Balanced Connected Subgraph Problem in Geometric Intersection Graphs

TL;DR

This paper investigates the computational complexity of the Balanced Connected Subgraph problem in various geometric intersection graphs, providing both NP-hardness proofs and polynomial-time algorithms for specific graph classes.

Contribution

It establishes NP-hardness of BCS on several geometric graphs and offers polynomial algorithms for interval, circular-arc, and permutation graphs, along with an FPT algorithm for general graphs.

Findings

NP-hardness of BCS on unit disk, outer-string, grid, and square graphs.

Polynomial algorithms for BCS on interval, circular-arc, and permutation graphs.

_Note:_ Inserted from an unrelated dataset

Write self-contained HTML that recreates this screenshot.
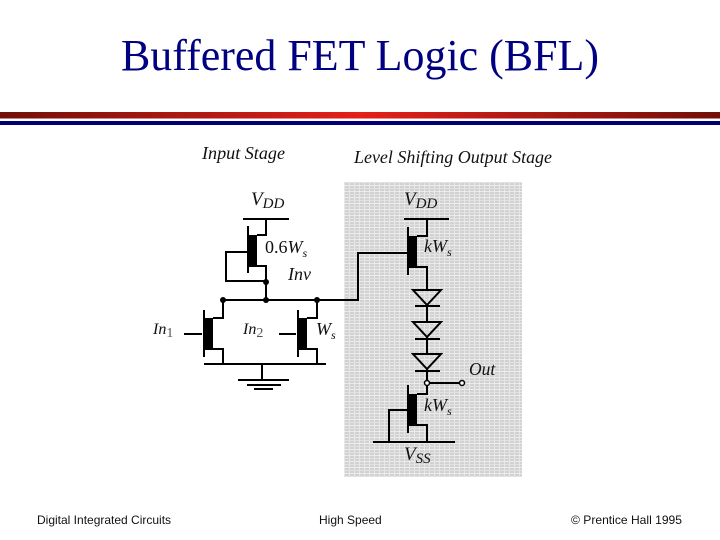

FPT algorithm for BCS on general graphs.

Abstract

We study the Balanced Connected Subgraph(shortly, BCS) problem on geometric intersection graphs such as interval, circular-arc, permutation, unit-disk, outer-string graphs, etc. Given a vertex-colored graph $G=(V,E)$, where each vertex in $V$ is colored with either ``red'' or ``blue'', the BCS problem seeks a maximum cardinality induced connected subgraph $H$ of $G$ such that $H$ is color-balanced, i.e., $H$ contains an equal number of red and blue vertices. We study the computational complexity landscape of the BCS problem while considering geometric intersection graphs. On one hand, we prove that the BCS problem is NP-hard on the unit disk, outer-string, complete grid, and unit square graphs. On the other hand, we design polynomial-time algorithms for the BCS problem on interval, circular-arc and permutation graphs. In particular, we give algorithm for the Steiner Tree problem on both the interval graphs and circular arc graphs, that is used as a subroutine for solving BCS problem on same graph classes. Finally, we present a FPT algorithm for the BCS problem on general graphs.